As Kristin already mentioned on Friday, the third issue of STYLO came out this past week. It’s an online magazine that shows the world that you can sew cool clothes for your kids. It includes dressier clothes and amazing fashion photography.
Stacy is back today to share her work that appeared in the latest issue of STYLO. It’s a complete head-to-toe Oliver + S ensemble that she created for her tween girl. One garment is a faux fur Firefly Jacket that is a unique and luxurious piece, something special and perfect for the holiday season that is now upon us. The Firefly Jacket is designed to be a reversible jacket, so just know that when it’s made out of faux fur it becomes nonreversible. For this jacket under the suggested fabrics it does state: “Note: Not recommended for directional prints or napped fabrics.” Stacy figured out how to make it work with a napped faux fur and is going to show us how. Take it away Stacy!
I was very excited to participate in the STYLO Issue 3, and to use some Oliver + S patterns for my little tween!
For this black and white striped top I used the Sailboat Top pattern.
The only modifications I made were to use a knit for this woven pattern, and I used hollow hexagon shaped snaps instead of buttons at the shoulders, having the back snap over the front.
This pattern goes up to a size 8 (just outside the tween range), so I added an extra 1.5″ to the sleeves for my long kid who is nine. The length was about what I wanted for this, but a normal shirt I would have added more.
(By the way, I made the belt too with a “buckle” I got at a fabric warehouse, glitter stretch velvet elastic, and a silver snap.)
For the metallic black and white shorts I used the Sketchbook Shorts pattern.
I wanted a pair of shorts that had a cuff, and could not find any, so as a sewist (the reason why we sew!), I modified the pattern. The material here is a bit of a scratchy and unraveling fabric, so I lined everything using a black and white animal skin print cotton. I used the lining as if it were interfacing and just sewed everything at the same time.

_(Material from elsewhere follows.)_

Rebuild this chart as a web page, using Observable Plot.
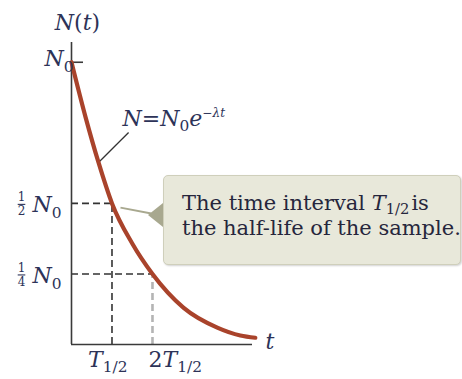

Here is what I changed for the pattern:
- I added a zipper fly. The link is to an Oliver + S tutorial on how to add a zip fly, so my contribution is to just say the only extra I cut was the fly shield and some extra length on the waist piece for the overlap. If you haven’t done a fly zipper before, it is not that hard. At this point I try to do them more often than not. My kids are tweens and are at that age where they need to have clothes that have real zippers.
- I cut off 3″ from the length and added a cuff. I measured where I wanted the cuff, cut enough where I would have a little hem underneath, and cuffed at the length I needed. I sewed a seam on the bottom of the cuff, and attached at the side seams to keep the cuff from folding down.
- I added a 1″ pleat to the front. Just make sure it is even on each side, and sewed it down about 2 inches. I wanted a pair of shorts with a pleat and I knew this would be wide on her. Most things are, as she is fairly thin. This brought the front in enough that I didn’t need to add any elastic to the front waistband. There is still elastic on the back waistband.
For the faux fur jacket I used the Firefly Jacket pattern. This is super soft faux fur, and it looks like it has black and white striped feathers hanging down. I made a size 9 jacket from only one yard (58 inches wide) of faux fur! For the jacket lining I used a solid black fabric.
I love the pattern piece for this jacket, where it has the front and back in one piece, joined in the center back. Unfortunately that doesn’t work with fabric that has a nap, like faux fur where it goes in only one direction.
I had to cut the pattern piece up, and cut it so the nap went the same way for the front and back. So the modifications are:
- Cut the front and back separate, and add a good 1/2″ seam allowance. I cut each piece separately, and did not double up the fabric when cutting.
Important note when cutting fur: don’t just cut it like a normal fabric, thereby cutting the fur on the pattern lines. This has long fur, so I slid the scissors under the fabric backing, making sure to not cut the fur “hairs” off. Otherwise it will look like you gave your coat a haircut.
- When sewing with fur you need to have a long stitch length, and push the fur on the other side of the stitch line. After sewing the seam you have to use the end of a seam ripper, or some other similar apparatus, and pull the fur out of the seam. Otherwise, it is very obvious where it was sewed.
Faux fur isn’t hard to sew with, it’s just messy and a little cumbersome. Be sure to shake off the fabric outside after cutting (same goes with minky fabric). Otherwise everything gets coated with cut fur!
I hope you liked my Oliver + S STYLO outfit, and the modifications I made for it to be tween friendly. She did really like the outfit and especially the plush fur coat!